By Sebastian Grace 
James Marriott is The Times's deputy books editor. He also writes leaders, opinion columns and features. 
 
Marriott is The Times's self-proclaimed "book reader in chief" (he recently devoured Prince Harry's 400-page dense in every way "Spare" in 3 hours) but has hung out with druids, dressed as a hipster and had to be talked out of trying Botox in the name of journalism in his transition from respected reviewer to a voraciously read commentator. 
 
True to form, Marriott described his break at the paper where he now seems destined for a long and esteemed career in a recent piece: "With what now strikes me as massive naivety, my cunning master plan for getting into the media constituted writing book reviews in small magazines and hoping somebody would see one of them. It was all going very badly until I got an email from the books editor of The Times. He actually had seen one of my reviews. Did I fancy writing the odd thing for him? To put it mildly, I did. One book review led to another and then miraculously into a job. I turned up a day early beside myself with delirious excitement and reorganized the books cupboard so energetically I almost fainted with exertion." 
 
I first learned about Marriott when I discovered his weekly participation on the Red Box Politics Podcast, where his amusing, man-on-the-street perspective enhanced the sometimes dry discussion of the latest political events and agenda often debilitated by insider opinions of establishment hacks. 
 
With his “by-now demented lust for bylines," Marriott regularly contributes to the paper's multi-avenue content approach, reviewing podcasts, TV shows and films, critiquing grown-up friends in his fresh-faced-in-a-big-city style and weaving hilarious and self-deprecating tales on the news and cultural flashpoints of the week. 
 
In his latest column, "AI spells trouble for creatives – about time too" (The Times, 25 Jan.), Marriott comments tongue-in-cheek about the rise of AI and the ability of its programs to create to the same degree as humans, suggesting we all have an “exaggerated reverence for the creative impulse,” before detailing that a reduction in the respect we all share towards people with said impulse would benefit us all: “AI should disillusion us of the spurious glamor of creativity.
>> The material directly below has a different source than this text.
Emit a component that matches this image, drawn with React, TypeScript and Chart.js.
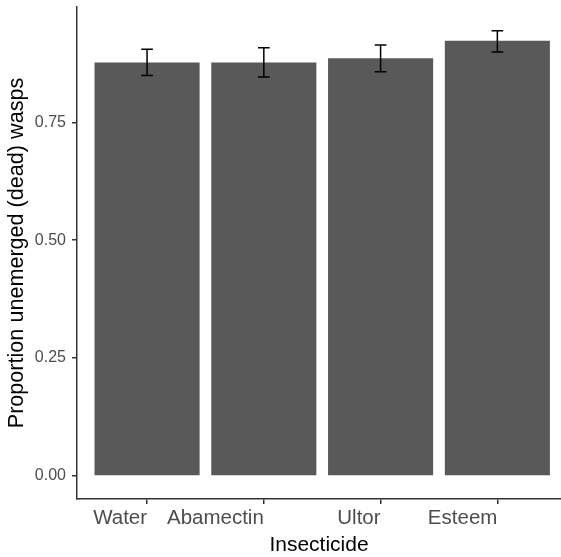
import React, { useEffect, useRef } from 'react';
import { Chart, registerables } from 'chart.js';

Chart.register(...registerables);

const categories = ['Water', 'Abamectin', 'Ultor', 'Esteem'];
const proportions = [0.877, 0.877, 0.886, 0.923];
const lowerErr = [0.849, 0.846, 0.857, 0.899];
const upperErr = [0.905, 0.908, 0.914, 0.944];
const yTickValues = [0, 0.25, 0.5, 0.75];

const FONT = "'Liberation Sans', Arial, sans-serif";

export default function App() {
  const ref = useRef<HTMLCanvasElement>(null);

  useEffect(() => {
    document.body.style.margin = '0';
    if (!ref.current) return;

    const errorBars = {
      id: 'errorBars',
      afterDatasetsDraw(chart: any) {
        const { ctx, scales } = chart;
        const x = scales.x;
        const y = scales.y;
        ctx.save();
        ctx.strokeStyle = '#000000';
        ctx.lineWidth = 1.5;
        categories.forEach((_, i) => {
          const cx = x.getPixelForValue(i + 1);
          const l = x.getPixelForValue(i + 1 - 0.05);
          const r = x.getPixelForValue(i + 1 + 0.05);
          const yl = y.getPixelForValue(lowerErr[i]);
          const yh = y.getPixelForValue(upperErr[i]);
          ctx.beginPath();
          ctx.moveTo(cx, yl);
          ctx.lineTo(cx, yh);
          ctx.moveTo(l, yl);
          ctx.lineTo(r, yl);
          ctx.moveTo(l, yh);
          ctx.lineTo(r, yh);
          ctx.stroke();
        });
        ctx.restore();
      },
    };

    const chart = new Chart(ref.current, {
      type: 'bar',
      data: {
        datasets: [
          {
            data: categories.map((_, i) => ({ x: i + 1, y: proportions[i] })),
            backgroundColor: '#595959',
            borderWidth: 0,
            barPercentage: 0.9,
            categoryPercentage: 1,
          },
        ],
      },
      options: {
        responsive: false,
        animation: false,
        devicePixelRatio: 1,
        layout: { padding: { top: 7, right: 0, left: 0, bottom: 0 } },
        plugins: {
          legend: { display: false },
          tooltip: { enabled: false },
        },
        scales: {
          x: {
            type: 'linear',
            offset: false,
            min: 0.4,
            max: 4.545,
            afterBuildTicks(scale: any) {
              scale.ticks = categories.map((_, i) => ({ value: i + 1 }));
            },
            afterFit(scale: any) {
              scale.height = 58;
              scale.paddingLeft = 0;
              scale.paddingRight = 0;
            },
            ticks: {
              callback: (v: any) => categories[Math.round(v) - 1] ?? '',
              align: 'end',
              autoSkip: false,
              maxRotation: 0,
              minRotation: 0,
              padding: 2,
              color: '#4D4D4D',
              font: { family: FONT, size: 20.5 },
            },
            grid: {
              display: true,
              offset: false,
              drawOnChartArea: false,
              drawTicks: true,
              tickLength: 5,
              color: '#333333',
              lineWidth: 1.5,
            },
            border: { display: true, color: '#333333', width: 1.5 },
            title: {
              display: true,
              text: 'Insecticide',
              color: '#000000',
              font: { family: FONT, size: 21, lineHeight: 1.1 },
              padding: { top: 0, bottom: 0 },
            },
          },
          y: {
            type: 'linear',
            min: -0.0488,
            max: 0.9945,
            afterBuildTicks(scale: any) {
              scale.ticks = yTickValues.map((v) => ({ value: v }));
            },
            afterFit(scale: any) {
              scale.width = 77;
              scale.paddingTop = 0;
              scale.paddingBottom = 0;
            },
            ticks: {
              callback: (v: any) => Number(v).toFixed(2),
              padding: 6,
              color: '#4D4D4D',
              font: { family: FONT, size: 16 },
            },
            grid: {
              display: true,
              drawOnChartArea: false,
              drawTicks: true,
              tickLength: 5,
              color: '#333333',
              lineWidth: 1.5,
            },
            border: { display: true, color: '#333333', width: 1.5 },
            title: {
              display: true,
              text: 'Proportion unemerged (dead) wasps',
              color: '#000000',
              font: { family: FONT, size: 21.6, lineHeight: 1.1 },
              padding: { top: 5.5, bottom: 0 },
            },
          },
        },
      },
      plugins: [errorBars],
    } as any);

    return () => chart.destroy();
  }, []);

  return (
    <canvas
      ref={ref}
      width={561}
      height={557}
      style={{ display: 'block', width: 561, height: 557 }}
    />
  );
}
It will be good for those who have suffered the social condescension of ‘creatives.’ It may even be good for a country whose creative class has long assumed an undue authority and delivered us catastrophic experiments in government by arts graduates.” 
 
Marriott’s content is unfortunately regularly available only behind a paywall, and his Twitter often acts solely as a vehicle to remind interested followers of the latest piece. However, he is worth following, if only to keep abreast of the silliness that regularly appears integral to an exceptionally bizarre, idiosyncratic and easy-to-satirize country.